1) Most of the time when people are talking about the properties of physical objects, the starting point is that the objects are somewhere in space, and thus, extension is often thought to be the primary characteristic. Since Hume's starting point wasn't objects in space, but instead, as parts of a visual field, and the visual field on his view is an array of colors, it makes sense that the primary visual quality is color rather than extension. It is straightforwardly conceptually impossible to have a colorless visible thing (for Hume), so saying the points are colored imbuing the points with color saves the day.

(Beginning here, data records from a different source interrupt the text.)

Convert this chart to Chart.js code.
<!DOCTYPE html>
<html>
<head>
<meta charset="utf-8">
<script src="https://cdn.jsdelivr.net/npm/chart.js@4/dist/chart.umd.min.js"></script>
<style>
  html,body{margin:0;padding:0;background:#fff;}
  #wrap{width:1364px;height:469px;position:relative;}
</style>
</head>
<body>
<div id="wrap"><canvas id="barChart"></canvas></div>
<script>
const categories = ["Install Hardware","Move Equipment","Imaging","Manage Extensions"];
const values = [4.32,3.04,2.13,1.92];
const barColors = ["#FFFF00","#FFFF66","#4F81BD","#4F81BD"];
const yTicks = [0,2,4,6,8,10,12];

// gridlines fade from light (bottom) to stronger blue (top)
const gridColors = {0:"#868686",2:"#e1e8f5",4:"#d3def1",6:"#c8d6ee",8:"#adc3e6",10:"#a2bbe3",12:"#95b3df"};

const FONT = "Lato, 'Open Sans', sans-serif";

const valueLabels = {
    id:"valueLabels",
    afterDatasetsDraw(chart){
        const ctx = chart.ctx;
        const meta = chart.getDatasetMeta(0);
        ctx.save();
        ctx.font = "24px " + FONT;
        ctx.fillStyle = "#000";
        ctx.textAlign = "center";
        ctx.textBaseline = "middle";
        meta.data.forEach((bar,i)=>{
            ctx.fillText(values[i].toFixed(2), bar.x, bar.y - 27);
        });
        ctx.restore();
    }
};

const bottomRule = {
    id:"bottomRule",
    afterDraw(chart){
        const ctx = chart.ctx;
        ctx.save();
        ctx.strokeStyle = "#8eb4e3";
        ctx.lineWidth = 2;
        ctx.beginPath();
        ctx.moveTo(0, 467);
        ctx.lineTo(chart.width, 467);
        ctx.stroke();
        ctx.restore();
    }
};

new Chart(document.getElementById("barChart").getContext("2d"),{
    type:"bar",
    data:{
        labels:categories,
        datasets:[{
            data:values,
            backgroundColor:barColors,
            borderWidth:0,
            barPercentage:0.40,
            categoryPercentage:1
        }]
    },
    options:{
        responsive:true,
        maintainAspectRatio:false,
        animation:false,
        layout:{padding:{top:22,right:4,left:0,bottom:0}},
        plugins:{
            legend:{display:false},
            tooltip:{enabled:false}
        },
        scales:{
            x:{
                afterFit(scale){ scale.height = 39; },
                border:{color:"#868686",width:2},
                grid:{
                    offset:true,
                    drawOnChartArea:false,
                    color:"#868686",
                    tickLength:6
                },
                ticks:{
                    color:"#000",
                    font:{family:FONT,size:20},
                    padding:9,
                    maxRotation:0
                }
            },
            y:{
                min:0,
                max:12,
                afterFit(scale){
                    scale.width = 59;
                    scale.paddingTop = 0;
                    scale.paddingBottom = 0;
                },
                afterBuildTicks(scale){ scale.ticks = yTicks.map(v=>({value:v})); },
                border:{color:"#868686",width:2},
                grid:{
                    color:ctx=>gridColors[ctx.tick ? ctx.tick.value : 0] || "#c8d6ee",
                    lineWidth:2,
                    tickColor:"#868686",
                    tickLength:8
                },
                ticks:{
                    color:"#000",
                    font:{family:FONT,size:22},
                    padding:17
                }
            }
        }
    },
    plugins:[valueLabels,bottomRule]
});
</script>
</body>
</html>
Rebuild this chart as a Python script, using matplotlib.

2) The best I can figure, Hume is endorsing a view that I've dubbed the Pixel theory of vision. Computer monitors are a good analogy for vision. We have a pixelized colored array. To be unextended but visible is to be one pixel. Extension is the compound visibility property (or the compound tactile property). The reason the minima which is clearly not point-sized in the mathematical sense is extensionless is because there is no reasonable notion, for Hume, of sub-pixel measurements. Anything smaller than a pixel can't register, and so sub-pixel sizes are meaningless. Thus, the minima visibile is not sizeless, it's just one minimal-unit big.

3) This also solves the discontinuity problem Hume has (arising from extension being a finite aggregation of unextended parts), I think, because a pixel-y sort of visual field could possibly have no gaps between pixels, thus allowing continuity. These points wind up being a lot more like physical points than mathematical points, but they aren't extended because they cannot be broken down.